Face à l’enjeu, la réaction de la Commission européenne semble de prime abord timide. Cartographier et évaluer les infrastructures dans leur ensemble, sous-marines comme terrestres, améliorer l’échange d’information entre États membres et avec Bruxelles, relever les risques de vulnérabilités… « Les câbles sous-marins sont des infrastructures de Télécoms et sont protégés et prises en compte à ce titre par l’UE et les États membres. Néanmoins les administrations manquent de connaissances sur les câbles, car ils sont gérés par des acteurs privés ».
L’initiative de la Commission européenne ? C’est déjà ça…
L’offensive de la Russie contre l’Ukraine, a aussi mis en exergue des dépendances des pays de l’UE dans certains domaines. Les États sont encouragés à évaluer ces dépendances et y remédier dans le domaine des câbles sous-marins. Dans un secteur largement privatisé, les pays sont encouragés à participer au financement des infrastructures, d’accélérer la planification, l’acquisition, la construction, l’exploitation, la maintenance et la réparation des câbles.
La France est plutôt bien dotée dans le secteur avec deux acteurs bien positionnés sur le marché, Alcatel Submarine Networks, propriété de Nokia et Orange Marine. Cela reste des acteurs privés et l’UE manque d’autonomie sur la pose et la réparation des câbles à l’échelle régionale.
La marge de la Commission pour agir et inciter à agir est juridiquement limitée : les questions de sécurité et de souveraineté sont des prérogatives des États membres. Par exemple, la Bruxelles ne peut que suggérer aux gouvernements d’accorder aux câbles sous-marins le « statut d’importance nationale le plus élevé possible ».

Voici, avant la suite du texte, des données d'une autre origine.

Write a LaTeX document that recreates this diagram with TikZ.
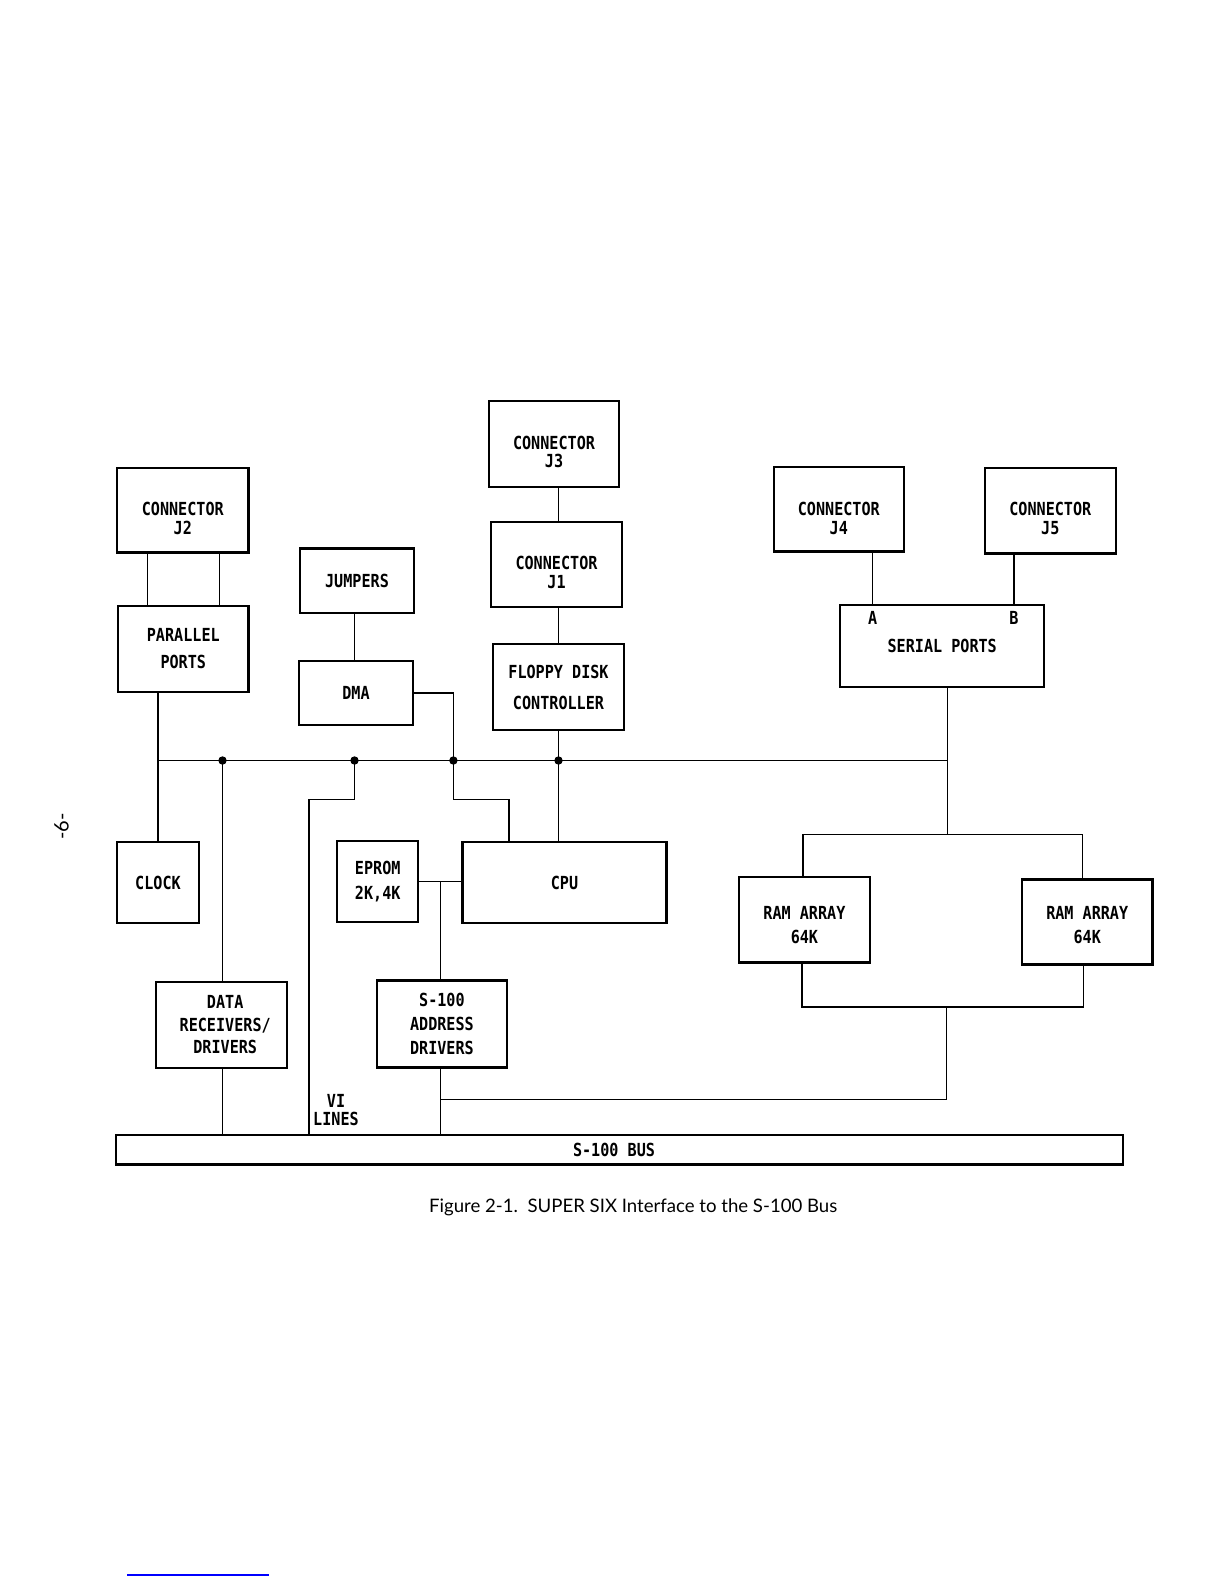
\documentclass[tikz,border=0pt]{standalone}
\usepackage{fontspec}
\setmainfont{Lato}
\newfontfamily\lett[FakeStretch=0.84]{DejaVu Sans Mono Bold}
\newfontfamily\capfont{Lato}
\newcommand\lowr[1]{\rule{0pt}{#1}}
\begin{document}
\begin{tikzpicture}[x=0.5pt,y=-0.5pt,
  box/.style={draw, line width=1.1pt, inner sep=0pt, align=center,
    font=\lett\fontsize{9}{9.4}\selectfont},
  wire/.style={line width=0.6pt},
  lbl/.style={inner sep=0pt, align=center, font=\lett\fontsize{9}{9.1}\selectfont}]

\useasboundingbox[fill=white] (0,0) rectangle (1224,1584);

% ---------- boxes ----------
\node[box, minimum width=65.2pt, minimum height=43pt]   (j3)  at (554,443.9)   {\lowr{14.8pt}CONNECTOR\\J3};
\node[box, minimum width=65.6pt, minimum height=42.4pt] (j2)  at (182.8,510)   {\lowr{14.8pt}CONNECTOR\\J2};
\node[box, minimum width=65.6pt, minimum height=42.4pt] (j1)  at (556.5,564.5) {\lowr{14.8pt}CONNECTOR\\J1};
\node[box, minimum width=57.1pt, minimum height=32.3pt] (jmp) at (357,580.7)   {JUMPERS};
\node[box, minimum width=65.1pt, minimum height=43pt]   (par) at (183.3,648.9) {PARALLEL\\[4.25pt]PORTS};
\node[box, minimum width=57pt,   minimum height=32pt]   (dma) at (356,693)     {DMA};
\node[box, minimum width=65.6pt, minimum height=43pt]   (fdc) at (558.5,687.3) {FLOPPY DISK\\[6.25pt]CONTROLLER};
\node[box, minimum width=65.2pt, minimum height=42.4pt] (j4)  at (838.8,509)   {\lowr{15.8pt}CONNECTOR\\J4};
\node[box, minimum width=65.6pt, minimum height=42.9pt] (j5)  at (1050.3,510.5){\lowr{14.8pt}CONNECTOR\\J5};
\node[box, minimum width=102pt,  minimum height=40.9pt] (ser) at (942.2,645.8) {SERIAL PORTS};
\node[box, minimum width=40.9pt, minimum height=40.4pt] (clk) at (158,882.7)   {CLOCK};
\node[box, minimum width=40.4pt, minimum height=40.4pt] (epr) at (377.7,881.6) {EPROM\\[3.2pt]2K,4K};
\node[box, minimum width=102pt,  minimum height=40.4pt] (cpu) at (564.5,882.7) {CPU};
\node[box, minimum width=65.2pt, minimum height=42.9pt] (ram1) at (804.4,919.5) {\lowr{12.3pt}RAM ARRAY\\[2.7pt]64K};
\node[box, minimum width=65.2pt, minimum height=42.5pt] (ram2) at (1087.2,922)  {\lowr{9.8pt}RAM ARRAY\\[2.7pt]64K};
\node[box, minimum width=65.6pt, minimum height=43pt]   (data) at (221.2,1024.6)
  {\hspace*{4pt}DATA\\[1.7pt]\hspace*{4pt}RECEIVERS/\\[1.7pt]\hspace*{4pt}DRIVERS};
\node[box, minimum width=65.2pt, minimum height=43.5pt] (addr) at (441.9,1024)   {S-100\\[2.7pt]ADDRESS\\[2.7pt]DRIVERS};
\node[box, minimum width=503.4pt, minimum height=14.6pt] (bus) at (619.6,1149.8) {S-100 BUS\hspace*{5.6pt}};

% ---------- junction coordinates ----------
\coordinate (d1) at (222.5,760.5);
\coordinate (d2) at (354.5,760.5);
\coordinate (d3) at (453.4,760.5);
\coordinate (d4) at (558.5,760.5);
\coordinate (bR) at (947.3,760.5);
\coordinate (bL) at (clk.north |- d1);
\coordinate (p1) at (147.4,0);
\coordinate (p2) at (219.1,0);
\coordinate (sa) at (872.6,618);
\coordinate (sb) at (1013.9,618);
\coordinate (vi1) at (309,799.8);
\coordinate (cpuin) at (509,799.8);
\coordinate (rsplit) at (947.3,834.2);
\coordinate (r1t) at (802.9,834.2);
\coordinate (r2t) at (1082.6,834.2);
\coordinate (r1b) at (801.9,1006.9);
\coordinate (r2b) at (1083.6,1006.9);
\coordinate (rj) at (946.3,1006.9);
\coordinate (rl) at (946.3,1099.8);
\coordinate (ej) at (440.3,881.6);
\coordinate (al) at (440.3,1099.8);

% ---------- connectors ----------
\draw[wire] (j2.south -| p1) -- (par.north -| p1);
\draw[wire] (j2.south -| p2) -- (par.north -| p2);
\draw[wire] (par.south -| clk.north) -- (clk.north);
\draw[wire] (bL) -- (bR);
\draw[wire] (d1) -- (data.north -| d1);
\draw[wire] (data.south -| d1) -- (bus.north -| d1);
\draw[wire] (jmp.south -| d2) -- (dma.north -| d2);
\draw[wire] (d2) |- (vi1) -- (vi1 |- bus.north);
\draw[wire] (dma.east) -| (d3) |- (cpuin) -- (cpuin |- cpu.north);
\draw[wire] (j3.south -| d4) -- (j1.north -| d4);
\draw[wire] (j1.south -| d4) -- (fdc.north -| d4);
\draw[wire] (fdc.south -| d4) -- (cpu.north -| d4);
\draw[wire] (j4.south -| sa) -- (ser.north -| sa);
\draw[wire] (j5.south -| sb) -- (ser.north -| sb);
\draw[wire] (ser.south -| bR) -- (rsplit);
\draw[wire] (ram1.north -| r1t) -- (r1t) -- (r2t) -- (ram2.north -| r2t);
\draw[wire] (ram1.south -| r1b) -- (r1b) -- (r2b) -- (ram2.south -| r2b);
\draw[wire] (rj) -- (rl) -- (al);
\draw[wire] (epr.east |- ej) -- (cpu.west |- ej);
\draw[wire] (ej) -- (addr.north -| ej);
\draw[wire] (addr.south -| ej) -- (bus.north -| ej);

\foreach \p in {d1,d2,d3,d4} \fill (\p) circle[radius=2.1pt];

% ---------- labels ----------
\node[lbl] (la) at (sa) {A};
\node[lbl] (lb) at (sb) {B};
\node[lbl] (vi) at (336,1110) {VI\\LINES};
\node[inner sep=0pt, font=\capfont\fontsize{9.3}{11}\selectfont] (cap) at (633.2,1207)
  {Figure 2-1.\ \ SUPER SIX Interface to the S-100 Bus};
\node[inner sep=0pt, rotate=90, font=\capfont\fontsize{10}{12}\selectfont] (pg) at (61.5,826.5) {-6-};

\draw[blue, line width=0.6pt] (127,1575) -- (269,1575);
\end{tikzpicture}
\end{document}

Il s’agit tout de même d’un premier pas estime Camille Morel, autrice du livre Les câbles sous-marins. Les recommandations publiées démontrent que les infrastructures dans leur ensemble sont bien prises en compte. Bruxelles doit mettre en place un groupe d’expert chargé du suivi du dossier, qui cherchera une certaine harmonisation et facilitera les communications entre pays et alliés. Un bilan doit être tiré fin 2025.